一方、苅田さんは大学院2年目で、Baran研に配属され全合成を研究されています。Baran教授は25歳弱で教授に上り詰め、天然有機化合物の合成経路の発見では著名な方です。その方のもと、月曜日から金曜日まで5:30~20:00まで研究室に入りっぱなしで、研究に打ち込んでおらり、絶対に結果を出すんだ、という覚悟が感じられました。それも、アメリカの大学院生がお金をもらう立場のため、結果主義的な面が日本よりも強く、のんびり研究に打ち込むよいうよりは企業に勤めているという考えの方が近いからです。
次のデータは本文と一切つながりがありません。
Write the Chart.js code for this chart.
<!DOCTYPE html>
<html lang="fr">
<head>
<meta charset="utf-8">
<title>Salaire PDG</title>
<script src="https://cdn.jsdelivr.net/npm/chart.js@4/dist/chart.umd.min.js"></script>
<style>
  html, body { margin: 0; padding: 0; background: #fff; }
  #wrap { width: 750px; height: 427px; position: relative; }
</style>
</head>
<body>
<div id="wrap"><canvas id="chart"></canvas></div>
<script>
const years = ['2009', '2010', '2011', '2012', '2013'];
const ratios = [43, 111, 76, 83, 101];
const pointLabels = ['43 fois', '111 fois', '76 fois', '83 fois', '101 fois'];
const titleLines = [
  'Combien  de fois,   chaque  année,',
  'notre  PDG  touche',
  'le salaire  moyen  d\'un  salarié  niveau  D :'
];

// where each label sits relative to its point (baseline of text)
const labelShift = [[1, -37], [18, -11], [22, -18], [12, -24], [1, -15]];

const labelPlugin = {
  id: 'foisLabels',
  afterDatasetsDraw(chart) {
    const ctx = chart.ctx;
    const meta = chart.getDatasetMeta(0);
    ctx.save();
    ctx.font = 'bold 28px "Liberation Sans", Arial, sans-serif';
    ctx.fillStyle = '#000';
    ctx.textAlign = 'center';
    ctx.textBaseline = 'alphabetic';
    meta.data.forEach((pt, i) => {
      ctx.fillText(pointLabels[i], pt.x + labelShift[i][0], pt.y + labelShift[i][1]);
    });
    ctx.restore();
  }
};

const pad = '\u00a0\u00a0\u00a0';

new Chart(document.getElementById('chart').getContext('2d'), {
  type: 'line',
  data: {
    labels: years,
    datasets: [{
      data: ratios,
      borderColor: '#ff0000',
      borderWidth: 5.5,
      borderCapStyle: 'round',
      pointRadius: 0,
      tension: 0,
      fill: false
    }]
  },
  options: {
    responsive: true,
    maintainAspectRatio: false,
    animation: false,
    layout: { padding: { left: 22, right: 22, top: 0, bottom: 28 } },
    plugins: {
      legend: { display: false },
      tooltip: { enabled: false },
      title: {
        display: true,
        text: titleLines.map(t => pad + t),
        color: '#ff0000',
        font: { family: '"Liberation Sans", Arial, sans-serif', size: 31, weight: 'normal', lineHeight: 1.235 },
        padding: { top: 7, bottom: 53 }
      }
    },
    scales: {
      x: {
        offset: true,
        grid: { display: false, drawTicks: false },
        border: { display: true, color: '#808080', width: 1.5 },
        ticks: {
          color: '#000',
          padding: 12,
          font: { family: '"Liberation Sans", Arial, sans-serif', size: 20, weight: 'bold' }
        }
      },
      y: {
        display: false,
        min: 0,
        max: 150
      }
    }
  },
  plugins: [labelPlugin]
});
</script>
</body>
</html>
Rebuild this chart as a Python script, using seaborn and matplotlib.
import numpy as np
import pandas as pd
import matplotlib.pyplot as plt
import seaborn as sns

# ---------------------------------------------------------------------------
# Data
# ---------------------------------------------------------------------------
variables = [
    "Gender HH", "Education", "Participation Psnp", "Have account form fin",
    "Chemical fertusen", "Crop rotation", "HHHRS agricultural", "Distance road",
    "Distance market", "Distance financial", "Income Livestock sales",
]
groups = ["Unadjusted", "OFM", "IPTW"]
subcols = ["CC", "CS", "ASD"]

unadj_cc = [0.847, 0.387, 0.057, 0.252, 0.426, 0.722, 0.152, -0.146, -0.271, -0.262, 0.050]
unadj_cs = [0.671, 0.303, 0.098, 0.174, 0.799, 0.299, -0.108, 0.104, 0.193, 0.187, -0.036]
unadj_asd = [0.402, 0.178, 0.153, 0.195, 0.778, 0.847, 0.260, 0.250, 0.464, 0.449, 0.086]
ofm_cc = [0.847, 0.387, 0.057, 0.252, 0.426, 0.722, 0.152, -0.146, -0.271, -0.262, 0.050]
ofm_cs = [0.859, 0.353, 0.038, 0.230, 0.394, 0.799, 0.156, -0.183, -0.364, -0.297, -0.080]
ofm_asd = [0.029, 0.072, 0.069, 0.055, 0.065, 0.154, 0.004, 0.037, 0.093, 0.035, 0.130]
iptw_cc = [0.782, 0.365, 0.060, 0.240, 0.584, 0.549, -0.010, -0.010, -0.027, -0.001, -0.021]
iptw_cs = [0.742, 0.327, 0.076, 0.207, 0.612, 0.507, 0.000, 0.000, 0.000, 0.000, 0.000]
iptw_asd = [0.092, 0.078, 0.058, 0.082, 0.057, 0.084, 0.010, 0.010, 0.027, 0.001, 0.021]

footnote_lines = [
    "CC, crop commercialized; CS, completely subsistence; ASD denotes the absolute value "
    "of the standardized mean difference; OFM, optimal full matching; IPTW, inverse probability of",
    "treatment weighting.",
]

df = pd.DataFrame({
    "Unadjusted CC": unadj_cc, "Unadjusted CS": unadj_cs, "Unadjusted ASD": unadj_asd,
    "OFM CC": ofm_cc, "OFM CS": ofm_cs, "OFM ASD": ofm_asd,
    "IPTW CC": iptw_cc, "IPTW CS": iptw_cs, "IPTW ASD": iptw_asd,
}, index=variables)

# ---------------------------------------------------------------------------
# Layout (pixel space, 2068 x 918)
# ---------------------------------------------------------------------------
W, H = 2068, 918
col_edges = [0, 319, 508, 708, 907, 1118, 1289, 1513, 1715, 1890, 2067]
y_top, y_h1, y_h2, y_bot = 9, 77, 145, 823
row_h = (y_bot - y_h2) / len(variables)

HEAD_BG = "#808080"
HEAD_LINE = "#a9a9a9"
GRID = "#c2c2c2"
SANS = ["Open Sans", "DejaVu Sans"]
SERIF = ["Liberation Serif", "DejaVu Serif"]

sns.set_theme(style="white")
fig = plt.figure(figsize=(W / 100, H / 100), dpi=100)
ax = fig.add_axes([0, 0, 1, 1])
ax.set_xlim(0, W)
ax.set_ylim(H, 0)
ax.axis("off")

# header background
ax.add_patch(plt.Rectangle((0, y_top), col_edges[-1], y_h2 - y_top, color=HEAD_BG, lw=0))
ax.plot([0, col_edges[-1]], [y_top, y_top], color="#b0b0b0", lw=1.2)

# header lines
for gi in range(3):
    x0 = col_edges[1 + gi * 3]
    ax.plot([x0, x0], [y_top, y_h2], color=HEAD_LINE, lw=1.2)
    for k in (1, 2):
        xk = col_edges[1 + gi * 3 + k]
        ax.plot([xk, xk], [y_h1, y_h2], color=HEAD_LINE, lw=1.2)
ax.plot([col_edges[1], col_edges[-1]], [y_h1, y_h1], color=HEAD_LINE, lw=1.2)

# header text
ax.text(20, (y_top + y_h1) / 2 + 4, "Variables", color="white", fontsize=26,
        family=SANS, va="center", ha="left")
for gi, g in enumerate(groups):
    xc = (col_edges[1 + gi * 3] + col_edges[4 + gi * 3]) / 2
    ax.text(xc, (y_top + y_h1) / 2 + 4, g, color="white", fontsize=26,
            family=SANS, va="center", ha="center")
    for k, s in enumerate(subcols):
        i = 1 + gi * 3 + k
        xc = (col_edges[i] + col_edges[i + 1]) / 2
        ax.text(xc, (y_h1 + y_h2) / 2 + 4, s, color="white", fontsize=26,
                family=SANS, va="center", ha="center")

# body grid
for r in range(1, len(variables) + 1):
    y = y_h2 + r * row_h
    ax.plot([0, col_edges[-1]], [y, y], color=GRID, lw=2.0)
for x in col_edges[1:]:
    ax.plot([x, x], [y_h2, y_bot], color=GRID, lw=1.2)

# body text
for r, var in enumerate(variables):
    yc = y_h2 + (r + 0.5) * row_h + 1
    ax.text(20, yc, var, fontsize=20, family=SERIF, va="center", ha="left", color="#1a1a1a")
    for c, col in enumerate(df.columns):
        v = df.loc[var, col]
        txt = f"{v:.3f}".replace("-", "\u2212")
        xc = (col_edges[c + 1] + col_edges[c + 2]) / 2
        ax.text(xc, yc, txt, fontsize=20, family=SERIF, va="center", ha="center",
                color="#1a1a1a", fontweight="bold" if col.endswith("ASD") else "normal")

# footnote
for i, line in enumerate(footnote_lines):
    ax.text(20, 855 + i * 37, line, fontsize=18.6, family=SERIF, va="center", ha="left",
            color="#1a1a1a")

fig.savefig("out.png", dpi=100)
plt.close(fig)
研究室自体は30年ほど前の設備と言っても語弊が無いほど、あまり充実したものとは言えないらしいのですが、若い教授の熱意に溢れた教育、きめ細かい指導、みんなで協力しあうラボの雰囲気などで、論文を幾つも投稿していることも掴めました。

 

 

学部がない組織のためTAに携わる必要がなく研究に打ち込める、大学とは異なるため学生に対する教授陣の数が多く、1人につき3人ほど教授が研究の相談にのってくださる、日本企業を含めた世界中の会社から業務提携を持ちかけられ資金提供、(実際にBaran研には日本企業から派遣されていた研究員の方がいらっしゃいました。)を受けている、など世界最高峰に位置する研究所の、恵まれた環境の一部を垣間見ることができました。

 

しかし、彼らは必ずしもアメリカが好きで留学したわけではなく、研究内容でそれぞれ渡米するに至ったと仰っていました。試薬や設備の充実度、長期間の生活などを考えると必ずしも留学する必要はないのでは、という正直なお話しも伺え、様々な知見、考え方を得られた訪問になりました。